Depth Limit : As depth → ∞, some architectures exhibit continuous‑time dynamics.

Batch‑size Limit : Systematic differences emerge between large‑batch and small‑batch training.

Learning‑rate Limit : Extremely small rates correspond to gradient flow; extremely large rates trigger new dynamics.

These limits convert discrete empirical observations into continuous, analyzable mathematical objects.

Empirical Laws – Deep‑Learning’s Kepler Laws

Large‑scale experiments have uncovered cross‑architecture regularities:

Neural Scaling Laws : Test loss decays as a power law with respect to compute, parameter count, or data size (loss ∝ N^‑α). The exponent α varies with task and architecture, yet the power‑law form holds for Transformers, ResNets, language modeling, and image classification alike.

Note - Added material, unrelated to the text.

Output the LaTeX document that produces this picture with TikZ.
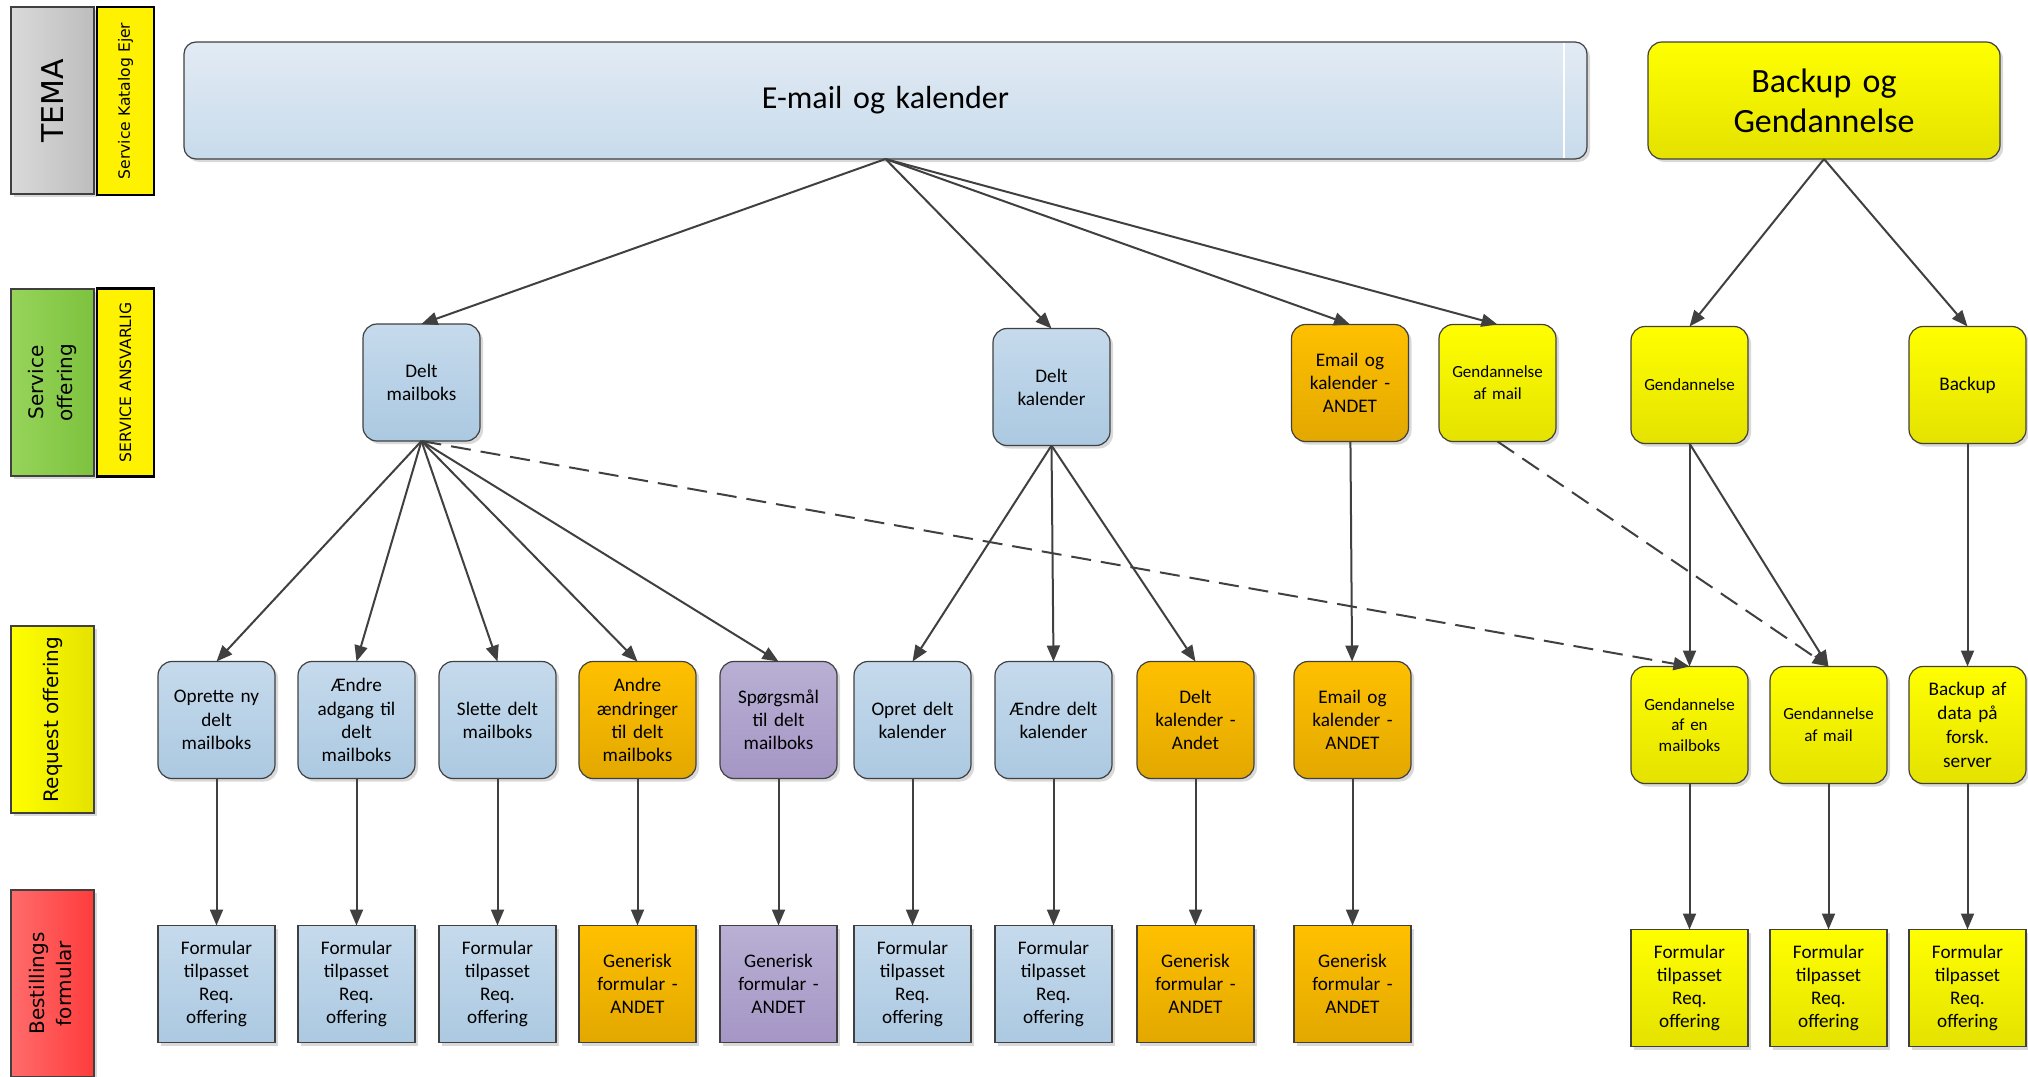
\documentclass[tikz,border=0pt]{standalone}
\usepackage{fontspec}
\setmainfont{Carlito}
\newfontfamily\lanefont{DejaVu Sans}
\usepackage{tikz}
\usetikzlibrary{arrows.meta}
\usetikzlibrary{positioning, shadows}

\definecolor{lineGrey}{HTML}{404040}
\definecolor{blueTop}{HTML}{C6DAEC}
\definecolor{blueBot}{HTML}{ABC9E1}
\definecolor{paleTop}{HTML}{E2EBF4}
\definecolor{paleBot}{HTML}{C8DBEB}
\definecolor{orangeTop}{HTML}{FFC000}
\definecolor{orangeBot}{HTML}{E3A800}
\definecolor{lilacTop}{HTML}{B9B0D4}
\definecolor{lilacBot}{HTML}{A596C5}
\definecolor{lemonTop}{HTML}{FFFF00}
\definecolor{lemonBot}{HTML}{E4E200}
\definecolor{greyL}{HTML}{DADADA}
\definecolor{greyR}{HTML}{BDBDBD}
\definecolor{greenL}{HTML}{96D45A}
\definecolor{greenR}{HTML}{7DC23E}
\definecolor{redL}{HTML}{FF6B6B}
\definecolor{redR}{HTML}{FF3C3C}

\tikzstyle{softshadow} = [drop shadow={shadow xshift=1.5pt, shadow yshift=-1.5pt, opacity=0.15, fill=black}]
\tikzstyle{lane} = [draw=lineGrey, line width=0.6pt,
	minimum width=41.5pt,
	minimum height=93.5pt, inner sep=0pt, font=\lanefont, softshadow]
\tikzstyle{owner} = [draw=black, line width=1.3pt, fill=yellow,
	minimum width=28.5pt,
	minimum height=94pt, inner sep=0pt, font=\lanefont\fontsize{7.8}{9}\selectfont]
\tikzstyle{box} = [draw=lineGrey, line width=0.6pt, rounded corners=7pt,
	minimum width=58.5pt,
	minimum height=58.5pt, text width=55pt, align=center, inner sep=0pt, outer sep=0pt,
	font=\fontsize{9.6}{11.6}\selectfont, softshadow]
\tikzstyle{form} = [box, sharp corners]
\tikzstyle{small} = [font=\fontsize{8.5}{11}\selectfont]
\tikzstyle{mblue} = [top color=blueTop, bottom color=blueBot]
\tikzstyle{mpale} = [top color=paleTop, bottom color=paleBot]
\tikzstyle{morange} = [top color=orangeTop, bottom color=orangeBot]
\tikzstyle{mlilac} = [top color=lilacTop, bottom color=lilacBot]
\tikzstyle{myellow} = [top color=lemonTop, bottom color=lemonBot]
\tikzstyle{arrow} = [-{Triangle[length=8pt, width=6.5pt]}, line width=1pt, draw=lineGrey]
\tikzstyle{link} = [arrow, dash pattern=on 10pt off 5pt]

\begin{document}
\begin{tikzpicture}[x=0.5pt, y=-0.5pt]
			\useasboundingbox (0,0) rectangle (2028,1076);
			% lanes on the left
			\node (tema) [lane, left color=greyL, right color=greyR] at (52.5,100.5) {\rotatebox{90}{\fontsize{15}{18}\selectfont TEMA}};
			\node (ejer) [owner] at (125.5,101) {\rotatebox{90}{Service Katalog Ejer}};
			\node (soff) [lane, left color=greenL, right color=greenR] at (52.5,382.5) {\rotatebox{90}{\fontsize{10}{14.5}\selectfont\begin{tabular}{@{}c@{}}Service\\offering\end{tabular}}};
			\node (ansv) [owner] at (125.5,382.5) {\rotatebox{90}{SERVICE ANSVARLIG}};
			\node (roff) [lane, left color=lemonTop, right color=lemonBot] at (52.5,719.5) {\rotatebox{90}{\fontsize{10}{12}\selectfont Request offering}};
			\node (best) [lane, left color=redL, right color=redR] at (52.5,983.5) {\rotatebox{90}{\fontsize{10}{13.5}\selectfont\begin{tabular}{@{}c@{}}Bestillings\\formular\end{tabular}}};
			
			% tema
			\node (email) [box, mpale, minimum width=701.5pt, text width=300pt, rounded corners=6pt, font=\fontsize{16}{19}\selectfont] at (885.5,100.5) {E-mail og kalender};
			\draw [white, line width=0.6pt] (1564,43) -- (1564,158);
			\node (backup) [box, myellow, minimum width=176pt, text width=150pt, font=\fontsize{17}{20}\selectfont] at (1824,100.5) {Backup og\\Gendannelse};
			
			% service offering
			\node (sMail) [box, mblue] at (421.5,382.5) {Delt\\mailboks};
			\node (sKal) [box, mblue] at (1051.5,387) {Delt\\kalender};
			\node (sAndet) [box, morange] at (1350,383) {Email og\\kalender -\\ANDET};
			\node (sGmail) [box, myellow, small, right=15.25pt] at (sAndet.east) {Gendannelse\\af mail};
			\node (sGend) [box, myellow, small] at (1689.5,385) {Gendannelse};
			\node (sBack) [box, myellow] at (1967.5,385) {Backup};
			\draw [arrow] (email.south) -- (sMail.north);
			\draw [arrow] (email.south) -- (sKal.north);
			\draw [arrow] (email.south) -- (sAndet.north);
			\draw [arrow] (email.south) -- (sGmail.north);
			\draw [arrow] (backup.south) -- (sGend.north);
			\draw [arrow] (backup.south) -- (sBack.north);
			
			% request offering
			\node (rNy) [box, mblue] at (216.5,720) {Oprette ny\\delt\\mailboks};
			\node (rAdg) [box, mblue, right=11.5pt] at (rNy.east) {Ændre\\adgang til\\delt\\mailboks};
			\node (rSlet) [box, mblue, right=12pt] at (rAdg.east) {Slette delt\\mailboks};
			\node (rAndre) [box, morange, right=11.5pt] at (rSlet.east) {Andre\\ændringer\\til delt\\mailboks};
			\node (rSpm) [box, mlilac, right=12pt] at (rAndre.east) {Spørgsmål\\til delt\\mailboks};
			\node (rOpret) [box, mblue, right=8.5pt] at (rSpm.east) {Opret delt\\kalender};
			\node (rKal) [box, mblue, right=12pt] at (rOpret.east) {Ændre delt\\kalender};
			\node (rKAndet) [box, morange, right=12.5pt] at (rKal.east) {Delt\\kalender -\\Andet};
			\node (rAndet) [box, morange, right=20pt] at (rKAndet.east) {Email og\\kalender -\\ANDET};
			\node (rGmbx) [box, myellow, small, font=\fontsize{8.5}{10.4}\selectfont] at (1689.5,725) {Gendannelse\\af en\\mailboks};
			\node (rGmail) [box, myellow, small, right=11pt] at (rGmbx.east) {Gendannelse\\af mail};
			\node (rBack) [box, myellow, right=11pt, font=\fontsize{9.6}{12}\selectfont] at (rGmail.east) {Backup af\\data på\\forsk.\\server};
			\draw [arrow] (sMail.south) -- (rNy.north);
			\draw [arrow] (sMail.south) -- (rAdg.north);
			\draw [arrow] (sMail.south) -- (rSlet.north);
			\draw [arrow] (sMail.south) -- (rAndre.north);
			\draw [arrow] (sMail.south) -- (rSpm.north);
			\draw [arrow] (sKal.south) -- (rOpret.north);
			\draw [arrow] (sKal.south) -- (rKal.north);
			\draw [arrow] (sKal.south) -- (rKAndet.north);
			\draw [arrow] (sAndet) -- (rAndet);
			\draw [arrow] (sGend.south) -- (rGmbx.north);
			\draw [arrow] (sGend.south) -- (rGmail.north);
			\draw [arrow] (sBack) -- (rBack);
			\draw [link] (sMail.south) -- (rGmbx.north);
			\draw [link] (sGmail.south) -- (rGmail.north);
			
			% bestillings formular
			\node (fNy) [form, mblue, below=73.5pt] at (rNy.south) {Formular\\tilpasset\\Req.\\offering};
			\node (fAdg) [form, mblue, below=73.5pt] at (rAdg.south) {Formular\\tilpasset\\Req.\\offering};
			\node (fSlet) [form, mblue, below=73.5pt] at (rSlet.south) {Formular\\tilpasset\\Req.\\offering};
			\node (fAndre) [form, morange, below=73.5pt] at (rAndre.south) {Generisk\\formular -\\ANDET};
			\node (fSpm) [form, mlilac, below=73.5pt] at (rSpm.south) {Generisk\\formular -\\ANDET};
			\node (fOpret) [form, mblue, below=73.5pt] at (rOpret.south) {Formular\\tilpasset\\Req.\\offering};
			\node (fKal) [form, mblue, below=73.5pt] at (rKal.south) {Formular\\tilpasset\\Req.\\offering};
			\node (fKAndet) [form, morange, below=73.5pt] at (rKAndet.south) {Generisk\\formular -\\ANDET};
			\node (fAndet) [form, morange, below=73.5pt] at (rAndet.south) {Generisk\\formular -\\ANDET};
			\node (fGmbx) [form, myellow, below=73pt] at (rGmbx.south) {Formular\\tilpasset\\Req.\\offering};
			\node (fGmail) [form, myellow, below=73pt] at (rGmail.south) {Formular\\tilpasset\\Req.\\offering};
			\node (fBack) [form, myellow, below=73pt] at (rBack.south) {Formular\\tilpasset\\Req.\\offering};
			\draw [arrow] (rNy) -- (fNy);
			\draw [arrow] (rAdg) -- (fAdg);
			\draw [arrow] (rSlet) -- (fSlet);
			\draw [arrow] (rAndre) -- (fAndre);
			\draw [arrow] (rSpm) -- (fSpm);
			\draw [arrow] (rOpret) -- (fOpret);
			\draw [arrow] (rKal) -- (fKal);
			\draw [arrow] (rKAndet) -- (fKAndet);
			\draw [arrow] (rAndet) -- (fAndet);
			\draw [arrow] (rGmbx) -- (fGmbx);
			\draw [arrow] (rGmail) -- (fGmail);
			\draw [arrow] (rBack) -- (fBack);
		\end{tikzpicture}
\end{document}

Edge of Stability (EoS) : With large learning rates, the largest eigenvalue of the Hessian stabilizes near 2/η (η = learning rate). This mirrors self‑organized criticality in sandpiles and earthquakes and is analogized to Snell’s law, which describes refraction without explaining its microscopic origin.

Hyperparameter Theory – Dimensional Analysis for Deep Learning

Practical training suffers from fragile hyperparameter choices. The μP framework rescales initialization and update rules so that hyperparameters transfer zero‑shot from small to large models, effectively performing dimensional analysis on the loss landscape.

Related concepts include:

Central Flow : A parameterization that preserves geometric properties of the optimization trajectory, avoiding scale‑mismatch difficulties.

Hyperparameter Decoupling and Elimination : Proposals to reduce the number of free hyperparameters by proving some are redundant or can be absorbed into others.

Universal Behavior – Convergent Representations Across Architectures

Empirically, vastly different networks (e.g., ResNet vs. Vision Transformer) trained on the same dataset (ImageNet) develop highly similar intermediate activations. This representation convergence extends across modalities, suggesting a universality class similar to critical phenomena in statistical physics.

Ten Open Questions

Analytic Theory of Non‑linear Dynamics : Most solvable results apply to linear or infinite‑width limits; finite‑width non‑linear dynamics remain a black hole.

Origin and Breakdown of Scaling Laws : Why do power‑law relationships hold, and under what conditions do they fail?

Complete Phase Diagram of Lazy vs. Rich Regimes : What does the transition region look like, and is there a third regime?

Standard Model of Hyperparameters : Can μP, central flow, and related schemes be unified into a comprehensive guide?

Mathematical Proof of Representation Convergence : Can optimization dynamics rigorously guarantee convergent internal representations?

Theoretical Upper Bounds on Generalization Error : Why do heavily over‑parameterized networks avoid severe over‑fitting?

Theory‑Driven Architecture Design : Can first‑principles derivations replace trial‑and‑error in architecture search?

Emergence Mechanisms for Language and Reasoning : Under what conditions do in‑context learning and chain‑of‑thought reasoning emerge?

Physical Symmetries and Neural Inductive Biases : Do neural networks inherently encode translational, rotational, or scale invariances, or must they learn them from data?

Formal Axiomatic System for Learning Mechanics : A rigorous set of axioms comparable to Newton’s laws or quantum mechanics is needed.

These open problems outline a roadmap; solving any of them could transform the “alchemy” era of deep learning into a disciplined scientific discipline.